The show is “also about creating a collective healing space and creating dialogue, asking questions, investigating assumptions, exploring, re-imagining and wondering — we are all works in progress and we welcome the audience members’ thoughts and critiques.”

Morgan-Hubbard, of Chicago, is an artist, poet, activist and educator who is the academic partnership coordinator of the dance department of Columbia College, Chicago. Erenberg, of Washington, D.C. is a singer, activist, healer and community organizer.

Robinson of Yellow Springs first saw the women perform several years ago at the annual conference of the association of Critical Mixed Race Studies. Robinson, who is of mixed race herself, had earned a masters from Antioch University Midwest with a focus on mixed race studies. From that she developed an AUM class that she still teaches on mixed race women’s memoirs with a focus on narratives, including oral history, written memoirs or other forms of storytelling.

“However a person chooses to exercise their voice and proclaim their identity” is legitimate, Robinson says. “To me, it’s part of making a human connection.”

Within the larger discussion of diversity, the experience of mixed race persons is often marginalized, Robinson believes, partly because the topic itself can make people uncomfortable.

“A mixed race person is the result of intimacy, of a relationship between two people who are different,” she said.

And the historical context of that intimacy contributes to that discomfort, she believes. During slavery, interracial relationships most often involved white slave owners exploiting, often raping, their female slaves. More recently, most mixed race individuals were conceived during unions between black men and white women, relationships that caused discomfort for other reasons.

“These are very different dynamics,” Robinson said. “Looking at how fraught the issue is, is fascinating.”

Robinson hopes that the performance and workshop of the two mixed race women add to the conversation about racial diversity in Yellow Springs, although she sometimes finds that conversation frustrating. Time after time, the conversations cover the same ground, she believes, “recognizing that there are issues but not addressing them.”

And while individuals often proclaim that they are “color-blind” or beyond racism, Robinson believes that personal attitudes are beside the point.
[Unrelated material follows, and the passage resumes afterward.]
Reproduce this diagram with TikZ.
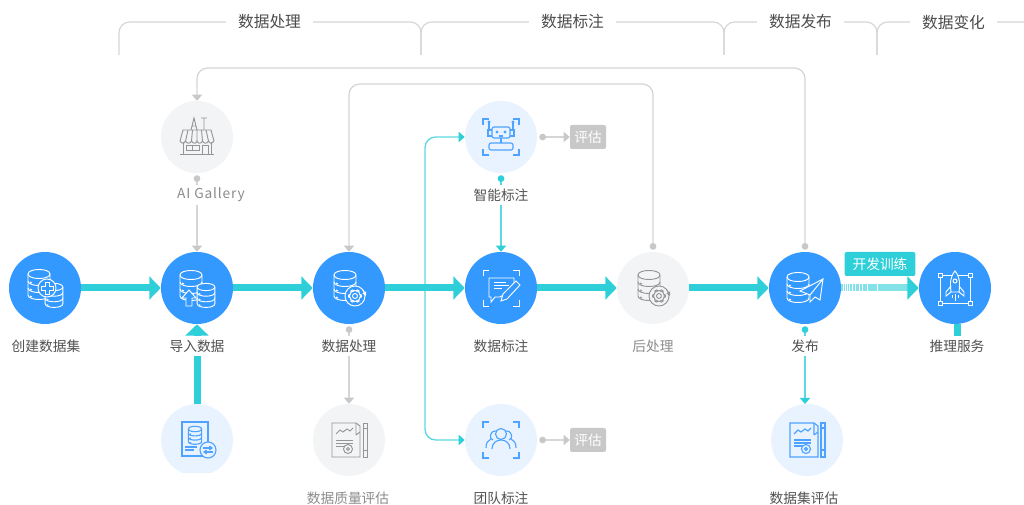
\documentclass[tikz,border=0pt]{standalone}
\usepackage{fontspec}
\setmainfont{Noto Sans CJK SC}
\usetikzlibrary{arrows.meta}
\definecolor{nodeblue}{HTML}{3399FF}
\definecolor{paleblue}{HTML}{E8F3FF}
\definecolor{palegray}{HTML}{F3F4F6}
\definecolor{flowteal}{HTML}{2ECFD9}
\definecolor{thinteal}{HTML}{5CD9E0}
\definecolor{linegray}{HTML}{D6D6D6}
\definecolor{tipgray}{HTML}{C8C8C8}
\definecolor{icongray}{HTML}{959595}
\definecolor{iconblue}{HTML}{4DA3FF}
\tikzset{
  bluecirc/.style={shape=circle,fill=nodeblue,minimum size=54pt,inner sep=0pt},
  palecirc/.style={shape=circle,fill=paleblue,minimum size=54pt,inner sep=0pt},
  graycirc/.style={shape=circle,fill=palegray,minimum size=54pt,inner sep=0pt},
  steplabel/.style={fill=white,text=black!68,font=\fontsize{10.3pt}{12pt}\selectfont,inner xsep=2pt,inner ysep=0pt,minimum height=15pt},
  dimlabel/.style={steplabel,text=black!45},
  headlabel/.style={fill=white,text=black!70,font=\fontsize{11.8pt}{14pt}\selectfont,inner xsep=9pt,inner ysep=1pt},
  evalbox/.style={fill=tipgray,text=white,rounded corners=1.5pt,minimum width=27pt,minimum height=18pt,inner sep=0pt,font=\fontsize{10.3pt}{12pt}\selectfont},
  trainbox/.style={fill=flowteal,text=white,rounded corners=1.5pt,minimum width=53pt,minimum height=18pt,inner sep=0pt,font=\fontsize{10.3pt}{12pt}\selectfont},
  headline/.style={draw=linegray,line width=.9pt,rounded corners=8pt},
  mainflow/.style={draw=flowteal,line width=5.25pt,-{Triangle[length=8.5pt,width=17pt,color=flowteal]}},
  tealflow/.style={draw=thinteal,line width=1pt,-{Triangle[length=4.5pt,width=7.5pt,color=flowteal]}},
  tealdot/.style={tealflow,{Circle[length=5pt,color=flowteal]}-{Triangle[length=4.5pt,width=7.5pt,color=flowteal]},shorten <=1.5pt},
  grayflow/.style={draw=linegray,line width=1pt,-{Triangle[length=4.5pt,width=7.5pt,color=tipgray]}},
  graydot/.style={grayflow,{Circle[length=5pt,color=tipgray]}-{Triangle[length=4.5pt,width=7.5pt,color=tipgray]},shorten <=1.5pt},
  iconwhite/.style={white,line width=.7pt,iconback/.style={fill=nodeblue}},
  iconpale/.style={iconblue,line width=.85pt,iconback/.style={fill=paleblue}},
  icondim/.style={icongray,line width=.7pt,iconback/.style={fill=palegray}},
  pics/dbstack/.style={code={
    \draw[iconback] (-11,-10) .. controls (-11,-16) and (11,-16) .. (11,-10) -- (11,11) .. controls (11,17) and (-11,17) .. (-11,11) -- cycle;
    \draw (-11,-10) .. controls (-11,-4) and (11,-4) .. (11,-10);
    \draw (-11,-3) .. controls (-11,3) and (11,3) .. (11,-3);
    \draw (-11,4) .. controls (-11,10) and (11,10) .. (11,4);
    \draw (-9,-2) -- (-7,-1) (-9,5) -- (-7,6) (-9,12) -- (-7,13);
  }},
  pics/plusmark/.style={code={
    \draw[iconback] (0,0) circle [radius=9];
    \draw (-2,-6) -- (2,-6) -- (2,-2) -- (6,-2) -- (6,2) -- (2,2) -- (2,6) -- (-2,6) -- (-2,2) -- (-6,2) -- (-6,-2) -- (-2,-2) -- cycle;
  }},
  pics/uparrow/.style={code={
    \draw[iconback] (0,-8) -- (7,0) -- (3,0) -- (3,8) -- (-3,8) -- (-3,0) -- (-7,0) -- cycle;
  }},
  pics/gearmark/.style={code={
    \draw[iconback] (0,0) circle [radius=10];
    \draw (0,0) circle [radius=2.5];
    \foreach \a in {0,60,...,300} \draw[rotate=\a] (5,-1.5) -- (6.5,-1) -- (6.5,1) -- (5,1.5);
    \draw (0,0) circle [radius=5.5];
    \draw[-{Triangle[length=3pt,width=3pt]}] (8,-6) -- (11,0);
  }},
  pics/scancorners/.style={code={
    \foreach \sx/\sy in {-1/-1,1/-1,1/1,-1/1}
      \draw[xscale=\sx,yscale=\sy] (18,12) -- (18,18) -- (12,18);
  }},
  pics/notepen/.style={code={
    \draw (-12,-10) -- (13,-10) -- (13,1) -- (-1,9) -- (-6,9) -- (-10,14) -- (-10,9) -- (-12,9) -- cycle;
    \draw (-7,-6) -- (5,-6) (-7,-3) -- (8,-3) (-7,0) -- (1,0);
    \draw[iconback] (15,-7) -- (19,-3) -- (6,11) -- (0,13) -- (2,6) -- cycle;
  }},
  pics/planemark/.style={code={
    \draw[iconback] (18,-9) -- (-5,3) -- (5,7) -- (5,14) -- (10,9) -- (15,12) -- cycle;
    \draw (18,-9) -- (5,7);
  }},
  pics/rocketmark/.style={code={
    \draw (-15,-14) rectangle (15,14);
    \foreach \sx/\sy in {-1/-1,1/-1,1/1,-1/1}
      \draw[fill=nodeblue] (15*\sx-2,14*\sy-2) rectangle (15*\sx+2,14*\sy+2);
    \draw[fill=nodeblue] (0,-18) .. controls (5,-12) and (5,-6) .. (4,3) -- (-4,3) .. controls (-5,-6) and (-5,-12) .. (0,-18) -- cycle;
    \draw (0,-8) circle [radius=2];
    \draw (-4,-3) -- (-9,3) -- (-9,7) -- (-4,3) (4,-3) -- (9,3) -- (9,7) -- (4,3);
    \draw (0,5) -- (0,12) (-3,6) -- (-3,9) (3,6) -- (3,9);
  }},
  pics/shopmark/.style={code={
    \draw (-6,-7) -- (-3,-19) -- (0,-7) (-5,-11) -- (-1,-11) (7,-19) -- (7,-7) (4,-19) -- (10,-19);
    \draw (-14,-7) -- (14,-7) -- (17,4) .. controls (15,7) and (13,7) .. (11.5,4) .. controls (10,7) and (7,7) .. (5.5,4) .. controls (4,7) and (1,7) .. (0,4) .. controls (-1,7) and (-4,7) .. (-5.5,4) .. controls (-7,7) and (-10,7) .. (-11.5,4) .. controls (-13,7) and (-15,7) .. (-17,4) -- cycle;
    \draw (-9,-7) -- (-11.5,4) (-4.5,-7) -- (-5.5,4) (0,-7) -- (0,4) (4.5,-7) -- (5.5,4) (9,-7) -- (11.5,4);
    \draw (-14,5) -- (-14,17) (14,5) -- (14,17) (-17,17) -- (17,17);
    \draw (-11,8) rectangle (2,13) (-4.5,8) -- (-4.5,13) (5,8) rectangle (11,17);
  }},
  pics/reportmark/.style={code={
    \draw (-17,-17) -- (7,-17) -- (11,-14) -- (11,17) -- (-17,17) -- cycle;
    \draw (7,-17) -- (7,-5) (7,-5) -- (11,-8);
    \draw (-13,-6) -- (-9,-10) -- (-6,-8) -- (-2,-11) -- (1,-9) -- (4,-12);
    \draw (-13,0) -- (4,0) (-13,3) -- (4,3) (-13,6) -- (-4,6);
    \draw (-1,9) circle [radius=4.5] (-1,9) circle [radius=1.5];
    \draw (14,-17) rectangle (18,17) (14,-12) -- (18,-12) (14,10) -- (18,10);
  }},
  pics/swapmark/.style={code={
    \draw[iconback] (0,0) circle [radius=8];
    \draw[-{Straight Barb[length=2pt,width=3pt]}] (-5,-2) -- (5,-2);
    \draw[-{Straight Barb[length=2pt,width=3pt]}] (5,2) -- (-5,2);
  }},
  pics/sheetmark/.style={code={
    \draw (-15,-18) rectangle (11,16);
    \draw (-12,7) -- (0,7) (-12,10) -- (-3,10);
  }},
  pics/robotmark/.style={code={
    \draw[rounded corners=1.5pt] (-9,-10) rectangle (9,1);
    \fill (-4,-5) circle [radius=1.6] (4,-5) circle [radius=1.6];
    \draw (-2,-1) -- (2,-1) (0,1) -- (0,6);
    \draw[rounded corners=1.5pt] (-12,6) rectangle (12,13);
    \draw (-12,-15) -- (-12,-7) (12,-15) -- (12,-7);
    \draw (-9,-7) -- (-13,-7) -- (-13,-1) -- (-9,-1) (9,-7) -- (13,-7) -- (13,-1) -- (9,-1);
    \fill (-12,-15) circle [radius=1.6] (12,-15) circle [radius=1.6];
  }},
  pics/teammark/.style={code={
    \draw (0,-6) circle [radius=5.5];
    \draw (-9,9) .. controls (-9,-3) and (9,-3) .. (9,9);
    \draw (-5,-9) .. controls (-12,-9) and (-12,-1) .. (-8,0);
    \draw (5,-9) .. controls (12,-9) and (12,-1) .. (8,0);
    \draw (-15,8) .. controls (-15,2) and (-13,1) .. (-10,-1);
    \draw (15,8) .. controls (15,2) and (13,1) .. (10,-1);
  }},
}
\begin{document}
\begin{tikzpicture}[x=.75pt,y=-.75pt]
\useasboundingbox (0,0) rectangle (1024,505);
\node[bluecirc] (create) at (45,288) {};
\node[bluecirc] (import) at (197,288) {};
\node[bluecirc] (process) at (349,288) {};
\node[bluecirc] (annotate) at (501,288) {};
\node[graycirc] (post) at (653,288) {};
\node[bluecirc] (publish) at (805,288) {};
\node[bluecirc] (serve) at (955,288) {};
\node[graycirc] (gallery) at (197,137) {};
\node[palecirc] (robot) at (501,137) {};
\node[palecirc] (source) at (197,440) {};
\node[graycirc] (quality) at (349,440) {};
\node[palecirc] (team) at (501,440) {};
\node[palecirc] (assess) at (807,440) {};
\node[evalbox] (roboteval) at (588,137) {评估};
\node[evalbox] (teameval) at (588,440) {评估};
\node[trainbox] (train) at (880,264) {开发训练};
\coordinate (stubend) at (957,336);
\coordinate (sourcetop) at (197,404);
\coordinate (looptl) at (197,68);
\coordinate (looptr) at (805,68);
\coordinate (loopml) at (349,84);
\coordinate (loopmr) at (653,84);
\coordinate (forktop) at (425,137);
\coordinate (forkbot) at (425,440);
\coordinate (assesstop) at (805,404);
\coordinate (hd0) at (119,55);
\coordinate (hd1) at (421,55);
\coordinate (hd2) at (724,55);
\coordinate (hd3) at (877,55);
\coordinate (hd4) at (1036,55);
\foreach \from/\to in {hd0/hd1,hd1/hd2,hd2/hd3,hd3/hd4}
  \draw[headline] (\from) -- (\from |- 0,22) -- (\to |- 0,22) -- (\to);
\draw[tealflow,{Triangle[length=4.5pt,width=7.5pt,color=flowteal]}-{Triangle[length=4.5pt,width=7.5pt,color=flowteal]},rounded corners=8pt] (robot.west) -- (forktop) -- (forkbot) -- (team.west);
\foreach \from/\to in {create/import,import/process,process/annotate,annotate/post,post/publish}
  \draw[mainflow] (\from) -- (\to);
\draw[mainflow,draw=flowteal!60,dash pattern=on 1pt off .7pt on 1pt off .7pt on 1pt off .7pt on 1pt off .7pt on 1.4pt off .7pt on 1.4pt off .7pt on 2pt off .7pt on 2pt off .7pt on 2.8pt off .7pt on 2.8pt off .7pt on 3.4pt off .6pt on 3.6pt off .6pt on 30pt off 0pt] (publish) -- (serve);
\draw[mainflow] (sourcetop) -- (import.south);
\draw[draw=flowteal,line width=5.25pt] (serve.south -| stubend) -- (stubend);
\draw[graydot,rounded corners=8pt] (publish.north) -- (looptr) -- (looptl) -- (gallery.north);
\draw[graydot,rounded corners=8pt] (post.north) -- (loopmr) -- (loopml) -- (process.north);
\draw[graydot] (gallery.south) -- (import.north);
\draw[graydot] (process.south) -- (quality.north);
\draw[graydot] (robot.east) -- (roboteval.west);
\draw[graydot] (team.east) -- (teameval.west);
\draw[tealdot] (robot.south) -- (annotate.north);
\draw[tealdot] (publish.south) -- (assesstop);
\node[fill=white,minimum width=60pt,minimum height=30pt,inner sep=0pt] (sourcecut) at (197,493) {};
\node[steplabel] (createlabel) at (46,346) {创建数据集};
\node[steplabel] (importlabel) at (197,346) {导入数据};
\node[steplabel] (processlabel) at (349,346) {数据处理};
\node[steplabel] (annotatelabel) at (501,346) {数据标注};
\node[dimlabel] (postlabel) at (653,346) {后处理};
\node[steplabel] (publishlabel) at (805,346) {发布};
\node[steplabel] (servelabel) at (957,346) {推理服务};
\node[dimlabel] (gallerylabel) at (211,195) {\addfontfeature{LetterSpace=6}AI Gallery};
\node[steplabel] (robotlabel) at (501,195) {智能标注};
\node[dimlabel] (qualitylabel) at (348,498) {数据质量评估};
\node[steplabel] (teamlabel) at (501,498) {团队标注};
\node[steplabel] (assesslabel) at (804,498) {数据集评估};
\node[headlabel] (headproc) at (269.5,22) {数据处理};
\node[headlabel] (headmark) at (572.5,22) {数据标注};
\node[headlabel] (headpub) at (800.5,22) {数据发布};
\node[headlabel] (headchange) at (953.5,22) {数据变化};
\pic[iconwhite] at (39,284) {dbstack};
\pic[iconwhite,scale=.8] at (54,295) {dbstack};
\pic[iconwhite] at (47,288) {plusmark};
\pic[iconwhite] at (191,285) {dbstack};
\pic[iconwhite,scale=.8] at (206,295) {dbstack};
\pic[iconwhite] at (189,298) {uparrow};
\pic[iconwhite] at (345,285) {dbstack};
\pic[iconwhite] at (355,296) {gearmark};
\pic[iconwhite] at (501,288) {scancorners};
\pic[iconwhite] at (501,288) {notepen};
\pic[icondim] at (649,285) {dbstack};
\pic[icondim] at (659,296) {gearmark};
\pic[iconwhite] at (798,287) {dbstack};
\pic[iconwhite] at (805,288) {planemark};
\pic[iconwhite] at (955,289) {rocketmark};
\pic[icondim] at (197,137) {shopmark};
\pic[iconpale] at (501,137) {scancorners};
\pic[iconpale] at (501,137) {robotmark};
\pic[iconpale] at (197,440) {sheetmark};
\pic[iconpale,scale=.6] at (195,435) {dbstack};
\pic[iconpale] at (208,450) {swapmark};
\pic[icondim] at (349,440) {reportmark};
\pic[iconpale] at (501,440) {scancorners};
\pic[iconpale] at (501,440) {teammark};
\pic[iconpale] at (807,440) {reportmark};
\end{tikzpicture}
\end{document}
While this community may be relatively tolerant, it still suffers from the same systemic racism as the rest of the country.

“We have to do the hard work of addressing the systemic issues of race, not frame all of it around our personal experience,” she said.

Robinson hopes that artistic expression, and specifically the creative expression of the Mixed Mamas, helps to jolt villagers out of their customary responses to issues of race, gender and class.

“Art gives us the opportunity to engage with issues in a new way,” Robinson said. “And when we’re given the gift of someone’s creative process, we’re also empowered.”

Robinson included a workshop for teens in the Mixed Mamas visit because adolescence is the time when many struggle the hardest with identity issues, she believes, especially people of color. She hopes the workshop helps to provide young people new tools to help them evaluate their experience.

While Robinson is organizing the two events on her own, she has received financial support from a variety of local entities, including the Village Human Relations Commission, the 365 Group, the Yellow Springs Community Foundation, Central State University, Wright State University, Antioch College and the First Presbyterian Church.

“All of these entities are lifting me up,” she said.